__WHAT YOU ARE ASKED TO DO__
Omit the pictures and print exactly the lines of the listing below, starting at the first and ending at the line containing "n_b = np.arange(9, 49)".

__DATA EXTRACT__
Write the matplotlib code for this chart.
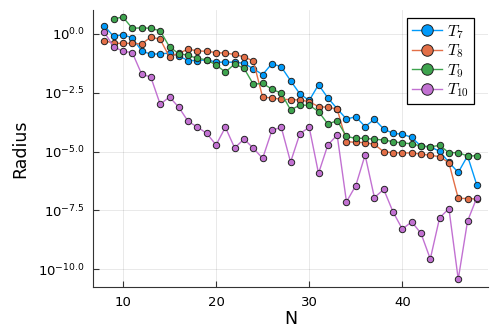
import numpy as np
import matplotlib
matplotlib.use("Agg")
import matplotlib.pyplot as plt
from matplotlib.font_manager import FontProperties

# N values
n_a = np.arange(8, 49)      # T7, T8, T10
n_b = np.arange(9, 49)      # T9

# log10(radius)
t7_log = [0.34, -0.10, -0.03, -0.17, -0.71, -0.87, -0.84, -0.82, -0.94, -1.13,
          -1.13, -1.10, -1.20, -1.20, -1.20, -1.25, -1.48, -1.73, -1.26, -1.40,
          -1.99, -2.55, -2.83, -2.16, -2.72, -3.18, -3.62, -3.52, -3.94, -3.63,
          -4.04, -4.23, -4.26, -4.40, -4.77, -4.80, -4.99, -5.46, -5.89, -5.19,
          -6.43]
t8_log = [-0.28, -0.40, -0.40, -0.40, -0.43, -0.13, -0.23, -0.98, -0.82, -0.65,
          -0.72, -0.74, -0.79, -0.82, -0.87, -0.98, -1.15, -2.69, -2.72, -2.78,
          -2.79, -2.81, -2.88, -3.09, -3.12, -3.19, -4.58, -4.61, -4.62, -4.70,
          -5.01, -5.05, -5.06, -5.06, -5.11, -5.16, -5.22, -5.48, -6.99, -7.00,
          -7.02]
t9_log = [0.64, 0.72, 0.24, 0.26, 0.24, 0.13, -0.55, -0.84, -0.91, -1.04,
          -1.10, -1.32, -1.62, -1.28, -1.46, -2.14, -2.10, -2.35, -2.52, -3.23,
          -3.03, -3.03, -3.30, -3.83, -3.69, -4.36, -4.44, -4.44, -4.48, -4.51,
          -4.58, -4.64, -4.67, -4.77, -4.80, -4.74, -5.05, -5.05, -5.19, -5.18]
t10_log = [0.07, -0.54, -0.74, -0.79, -1.70, -1.84, -2.99, -2.68, -3.12, -3.72,
           -3.96, -4.23, -4.72, -3.97, -4.85, -4.47, -4.86, -5.29, -4.10, -3.97,
           -5.45, -4.24, -3.97, -5.93, -4.72, -4.30, -7.14, -6.45, -5.15, -6.96,
           -6.61, -7.57, -8.30, -7.99, -8.48, -9.57, -7.82, -7.43, -10.43, -7.96,
           -6.96]

ytick_exp = [0.0, -2.5, -5.0, -7.5, -10.0]
ytick_labels = [r"$10^{0.0}$", r"$10^{-2.5}$", r"$10^{-5.0}$", r"$10^{-7.5}$", r"$10^{-10.0}$"]

series = [
    (n_a, t7_log, "#009AFA", r"$T_{7}$"),
    (n_a, t8_log, "#E36F47", r"$T_{8}$"),
    (n_b, t9_log, "#3EA44E", r"$T_{9}$"),
    (n_a, t10_log, "#C271D2", r"$T_{10}$"),
]

fig = plt.figure(figsize=(4.98, 3.32), dpi=100)
ax = fig.add_axes([0.187, 0.135, 0.793, 0.835])

for n, logs, col, lab in series:
    ax.plot(n, 10.0 ** np.array(logs), color=col, lw=1.0, marker="o", ms=4.6,
            mfc=col, mec="#222222", mew=0.7, label=lab)

ax.set_yscale("log")
ax.set_xlim(6.8, 49.2)
ax.set_ylim(10 ** -10.77, 10 ** 1.02)
ax.set_xticks([10, 20, 30, 40])
ax.set_yticks([10 ** e for e in ytick_exp])
ax.set_yticklabels(ytick_labels)
ax.yaxis.set_minor_locator(matplotlib.ticker.NullLocator())

ax.grid(True, color="black", alpha=0.1, lw=0.6)
ax.set_axisbelow(True)
for s in ["top", "right"]:
    ax.spines[s].set_visible(False)
for s in ["left", "bottom"]:
    ax.spines[s].set_color("#333333")
ax.tick_params(direction="in", length=4, width=0.8, color="#333333",
               labelsize=9.5, pad=6)

ax.set_xlabel("N", fontsize=12.5, labelpad=1)
ax.set_ylabel("Radius", fontsize=12.5, labelpad=6)

leg = ax.legend(loc="upper right", bbox_to_anchor=(474 / 498, 1 - 18 / 332),
                bbox_transform=fig.transFigure, fancybox=False,
                framealpha=1, edgecolor="black", markerscale=1.8,
                handlelength=1.9, handletextpad=0.3, borderpad=0.3,
                borderaxespad=0, labelspacing=0.12,
                prop=FontProperties(size=11.5, math_fontfamily="cm"))
leg.get_frame().set_linewidth(0.9)

fig.savefig("out.png", dpi=100)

__SOLUTION FOR THIS EXERCISE__
Write the matplotlib code for this chart.
import numpy as np
import matplotlib
matplotlib.use("Agg")
import matplotlib.pyplot as plt
from matplotlib.font_manager import FontProperties

# N values
n_a = np.arange(8, 49)      # T7, T8, T10
n_b = np.arange(9, 49)      # T9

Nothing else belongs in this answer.